Do you feel like you are part of a tradition?
Yes, I do feel that I am part of a tradition like Woody Guthrie, Hank Williams, and George Formby, Bob Marley, Sam Cooke. Robbie Burns. Louis Armstrong Bessie Smith., I related in some way to the experiences they expressed. Some would say that they aren't my own cultural traditions, but that is what I grew up with. I blame the parents! (Joke)
But as an influence, It's integral, not consciously, but it's so intertwined an influence, something like oxygen maybe?
The Music I love to hear is nothing like the music I make and I play. I wouldn't want to listen to my music myself, there's not enough space in it, or enough soul and I make too many words! I think words can get in the way of emotions in a song. So I like short, simple strong songs, unlike a lot of my own songs. i.e. I love " A Change is gonna come" By Sam Cooke or Otis Redding.
Hank Williams touched me, he had a way of expressing emotions, a real magic that has never gone away. Timeless.

‘Buddy can you spare a dime’, is a beautiful Yip Harburg song from the depression. I once was given Yips phone number in South Mexico by a woman who’d worked for him, she’d heard me sing and thought he and I would get along well. I never got to New York City to meet him.
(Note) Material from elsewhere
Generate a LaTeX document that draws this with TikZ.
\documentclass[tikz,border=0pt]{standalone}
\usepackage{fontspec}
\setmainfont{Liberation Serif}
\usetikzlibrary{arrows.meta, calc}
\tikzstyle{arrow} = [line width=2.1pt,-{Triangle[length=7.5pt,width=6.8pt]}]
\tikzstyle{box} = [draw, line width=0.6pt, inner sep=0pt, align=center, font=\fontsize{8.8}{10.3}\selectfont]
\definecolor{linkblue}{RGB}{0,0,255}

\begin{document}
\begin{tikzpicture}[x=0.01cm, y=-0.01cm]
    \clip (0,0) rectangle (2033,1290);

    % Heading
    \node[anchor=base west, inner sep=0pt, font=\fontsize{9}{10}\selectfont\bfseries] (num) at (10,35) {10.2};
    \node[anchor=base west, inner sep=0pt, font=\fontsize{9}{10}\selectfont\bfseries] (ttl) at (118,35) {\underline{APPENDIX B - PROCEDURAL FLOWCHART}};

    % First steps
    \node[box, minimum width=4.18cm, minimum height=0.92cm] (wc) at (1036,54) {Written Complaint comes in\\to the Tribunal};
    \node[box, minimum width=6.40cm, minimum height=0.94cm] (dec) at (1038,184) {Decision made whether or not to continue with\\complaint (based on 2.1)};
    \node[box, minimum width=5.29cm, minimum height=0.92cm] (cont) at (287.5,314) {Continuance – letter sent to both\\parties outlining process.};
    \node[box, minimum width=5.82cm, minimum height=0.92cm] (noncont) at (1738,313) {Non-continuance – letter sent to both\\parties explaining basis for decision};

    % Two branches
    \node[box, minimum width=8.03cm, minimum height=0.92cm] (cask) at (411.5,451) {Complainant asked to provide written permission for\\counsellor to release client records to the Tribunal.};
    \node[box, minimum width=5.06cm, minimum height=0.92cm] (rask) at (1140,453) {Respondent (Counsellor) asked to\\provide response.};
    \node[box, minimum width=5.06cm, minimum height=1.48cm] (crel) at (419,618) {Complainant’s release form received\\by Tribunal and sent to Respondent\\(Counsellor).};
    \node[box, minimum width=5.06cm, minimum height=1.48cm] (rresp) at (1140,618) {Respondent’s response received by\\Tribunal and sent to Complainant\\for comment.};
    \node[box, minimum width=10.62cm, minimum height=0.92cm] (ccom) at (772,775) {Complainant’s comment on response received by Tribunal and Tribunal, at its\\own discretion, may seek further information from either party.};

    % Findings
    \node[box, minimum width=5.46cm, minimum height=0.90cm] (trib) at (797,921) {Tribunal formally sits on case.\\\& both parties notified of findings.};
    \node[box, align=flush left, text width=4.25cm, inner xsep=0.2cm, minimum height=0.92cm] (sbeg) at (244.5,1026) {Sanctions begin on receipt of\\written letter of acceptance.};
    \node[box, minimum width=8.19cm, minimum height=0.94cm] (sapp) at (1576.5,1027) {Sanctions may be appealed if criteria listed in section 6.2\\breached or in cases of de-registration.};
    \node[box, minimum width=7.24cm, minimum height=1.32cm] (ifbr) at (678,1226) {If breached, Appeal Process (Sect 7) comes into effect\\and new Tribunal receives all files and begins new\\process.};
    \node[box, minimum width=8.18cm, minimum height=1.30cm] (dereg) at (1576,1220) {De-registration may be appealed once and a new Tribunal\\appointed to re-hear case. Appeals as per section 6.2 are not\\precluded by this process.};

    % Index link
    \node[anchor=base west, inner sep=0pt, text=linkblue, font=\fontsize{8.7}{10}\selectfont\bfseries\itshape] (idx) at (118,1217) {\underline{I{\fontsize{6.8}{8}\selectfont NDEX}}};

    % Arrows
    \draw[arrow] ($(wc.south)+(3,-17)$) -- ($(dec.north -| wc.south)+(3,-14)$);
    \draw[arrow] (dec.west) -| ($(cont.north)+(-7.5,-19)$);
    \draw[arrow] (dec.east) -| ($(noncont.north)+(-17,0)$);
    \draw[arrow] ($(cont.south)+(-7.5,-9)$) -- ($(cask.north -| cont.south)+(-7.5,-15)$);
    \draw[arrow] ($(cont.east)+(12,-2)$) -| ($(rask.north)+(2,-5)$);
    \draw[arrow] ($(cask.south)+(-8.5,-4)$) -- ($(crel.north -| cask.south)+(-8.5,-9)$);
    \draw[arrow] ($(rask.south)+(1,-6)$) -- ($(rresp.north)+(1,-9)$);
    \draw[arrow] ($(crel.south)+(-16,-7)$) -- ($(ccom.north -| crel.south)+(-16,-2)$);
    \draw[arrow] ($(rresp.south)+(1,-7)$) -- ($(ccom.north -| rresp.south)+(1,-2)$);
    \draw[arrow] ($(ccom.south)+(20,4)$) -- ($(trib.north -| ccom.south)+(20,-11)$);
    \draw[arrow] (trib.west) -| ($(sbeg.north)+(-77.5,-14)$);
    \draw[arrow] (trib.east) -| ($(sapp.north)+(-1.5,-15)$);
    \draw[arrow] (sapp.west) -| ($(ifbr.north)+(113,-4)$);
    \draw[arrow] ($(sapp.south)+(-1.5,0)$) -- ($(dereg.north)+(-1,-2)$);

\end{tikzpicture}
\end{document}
What traditions do you come from?
My traditions are from wherever I have been, traveled, who I played with, heard talked with, I was young when I left UK. So I wasn't brought up listening to English/British traditional music, I was ignorant of it, I knew Woody Guthrie, Rock n Roll like Eddie Cochran's, music Hall, Bob Marley etc. all song writers are links in a chain.
My mum and dad ran away to get married, because my Dad wasn't Jewish and he was an Atheist. A Red.
Whatever my Traditions are what Rock and Roll my mum liked to jive to, and What musicals my dad liked to sing in the shower etc.